Blurbiosity overkill
Now if I had picked this one up in a bookstore it would never have carried me to the checkout. For why? For because when you look into the first few pages of a book these days, fair enough, you do expect to see not the publication details, dedication, epigraph and opening page, but first to be forced to hack your way through the choking jungle of gush, you know the style: exciting, extraordinary, exhilarating, exceptional. Thought-provoking (an absolute minimum requirement rather than praise, I’d have said). Accomplished – why, yes, for here it is, in my hands. Oh, that doesn’t just mean it’s finished?
I did a very quick, and statistically insignificant survey of the books lying within easy reach. Alice Munro: back cover only. None inside. Christopher Clark: back cover and one page inside. Thomas Mann can dispense with such vulgarity entirely. I suspect there is a direct correlation between how well established and respected a writer already is and how much blurbiness needs to get rolled out. Two pages: new writer, we’re a little concerned that no-one has heard of her. Three or four pages: we’re deeply insecure about this one. Five pages indicates a grave case of the jitters and six is, well, positively needy. The equivalent of the security blanket and a reassuring suck of the thumb.
But this one is right off the scale. We’ve gone way, way past tense and troubled. Before you even get to To my parents (aaaw) there are no fewer than eleven pages of Praise for The Submission. Let me say that again. Eleven pages. Plus quotes on the inside cover, plus three more on the back cover.
Eleven pages. That isn’t persuasion, that is harassment. That is intimidation. That is bludgeoning the audacious blogger into submission. You wouldn’t dare (would you?) disagree with ALL the prestigious British broadsheets, with Salon, Vogue and Marie Claire, with Kirkus Review, Booklist and Publisher’s Weekly. With The Washington Post and (deep intake of breath) Michiko Kakatuni in The New York Times??? You, a mere amateur could not possibly be so presumptuous as to claim to know better than these august professionals?
Well, yes, I could. (Is anyone surprised?)
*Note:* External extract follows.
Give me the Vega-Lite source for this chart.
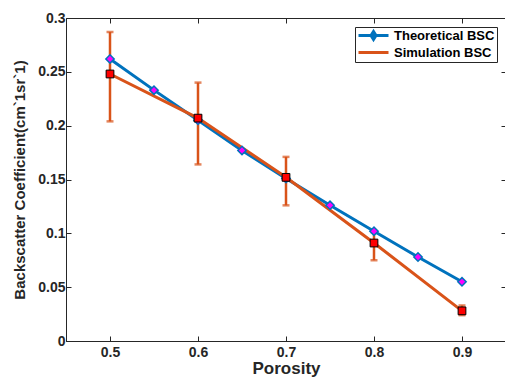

Naturally I can only prove a point by finding fault, so imagine my initial disappointment when I had to admit that there was really quite a lot right with this novel. The writing is sharp and fresh, the basic premise is not entirely without interest, and Ms Waldman, a journalist herself, is unafraid, indeed reckless in her eagerness to do the dirty on one of her gild who manipulates and manoeuvres, distorts and deceives and betrays with little concern for the collateral damage. But I was soon most gratified to find that the story began to drag. When you get to chapter 8 and 9 and there are yet more new characters turning up, then you begin to wonder quite where this is going to go. The trouble is, this is a novel of ideas, and ambitious too. So every single nuance of opinion on both sides of the dividing line has to be represented. And I’m afraid that is where the people remained: in the debating club, representing a Point of View. They never got legs and ran.
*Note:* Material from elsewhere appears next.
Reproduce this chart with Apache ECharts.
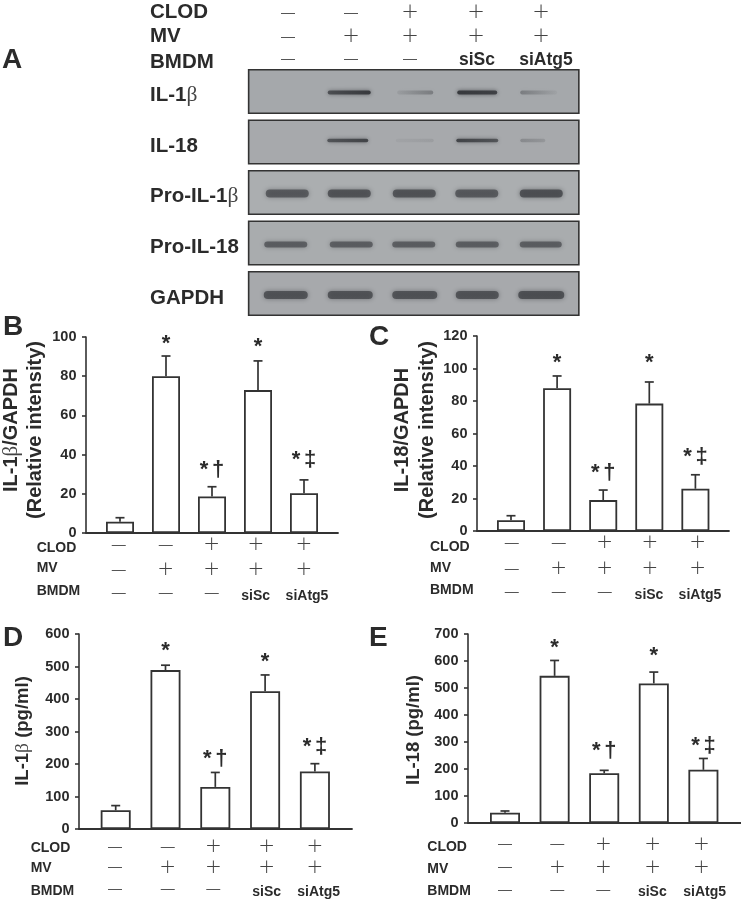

Which of course begs a question: had Michiko Kakatuni been knocked senseless on the day she compared The Submission (favourably) to The Bonfire of the Vanities? No, no, no. Although the publishers included every review they could find, it goes without saying that they selected their passages very carefully. Let me insert what they omitted: ...she lacks Richard Price’s pitch-perfect ear for dialogue and instinctive sense of pacing... or the evolution of Claire’s thinking about the memorial may not make that much sense to the reader — this and the cartoony portrait of Alyssa are the novel’s two big flaws.... Funny that. Eleven pages, but no room for those remarks.